The award for the most absurd defense on this topic, however, goes out to those guys that think there's nothing wrong with the cover because the cover artist was *gasp* a woman! How could a woman ever act in a way that's offensive?!

Though certainly not the be all, end all of the argument, the simplest explaination of why this is offensive is: Would this cover *ever* be made with men substituted for the women, pose for pose, expression for expression? The answer is, of course, not in this man's comic's continuity.

May 29, 2007

Justice? Screw justice

I really fucking hate the Roberts Court:

The Supreme Court on Tuesday made it harder for many workers to sue their employers for discrimination in pay, insisting in a 5-to-4 decision on a tight time frame to file such cases. The dissenters said the ruling ignored workplace realities.[...]

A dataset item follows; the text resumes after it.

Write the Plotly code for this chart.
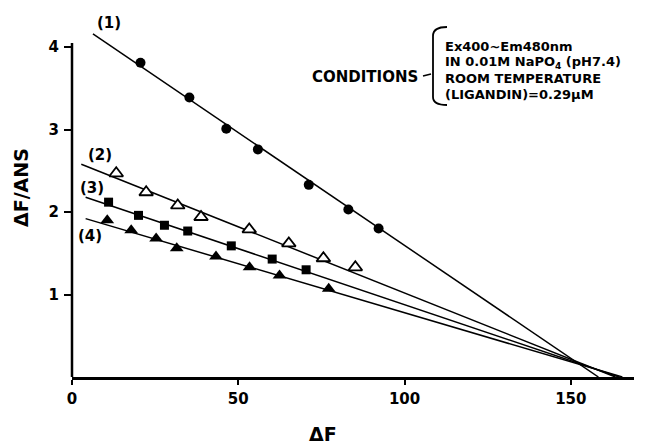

The court held on Tuesday that employees may not bring suit under the principal federal anti-discrimination law unless they have filed a formal complaint with a federal agency within 180 days after their pay was set. The timeline applies, according to the decision, even if the effects of the initial discriminatory act were not immediately apparent to the worker and even if they continue to the present day.

Six months?! I'm speechless.

Fortunately (if somewhat futilely) Ruth Bader Ginsburg is not.

Justice Ruth Bader Ginsburg read part of her dissent aloud (itself an unmistakable sign of anger), and the tone of her opinion showed how bitterly she differed with the majority. She asserted that the effects of pay discrimination can be relatively small at first, then become far more serious as subsequent raises are based on the original low pay, and that instances of pay inequities ought to be treated differently from other acts of discrimination. For one thing, she said, pay discrimination is often not uncovered until long after the fact.

The majority’s holding, she said, “is totally at odds with the robust protection against workplace discrimination Congress intended Title VII to secure.” She said the majority “does not comprehend, or is indifferent to, the insidious way in which women can be victims of pay discrimination.”

“This is not the first time the Court has ordered a cramped interpretation of Title VII, incompatible with the statute’s broad remedial purpose,” she wrote.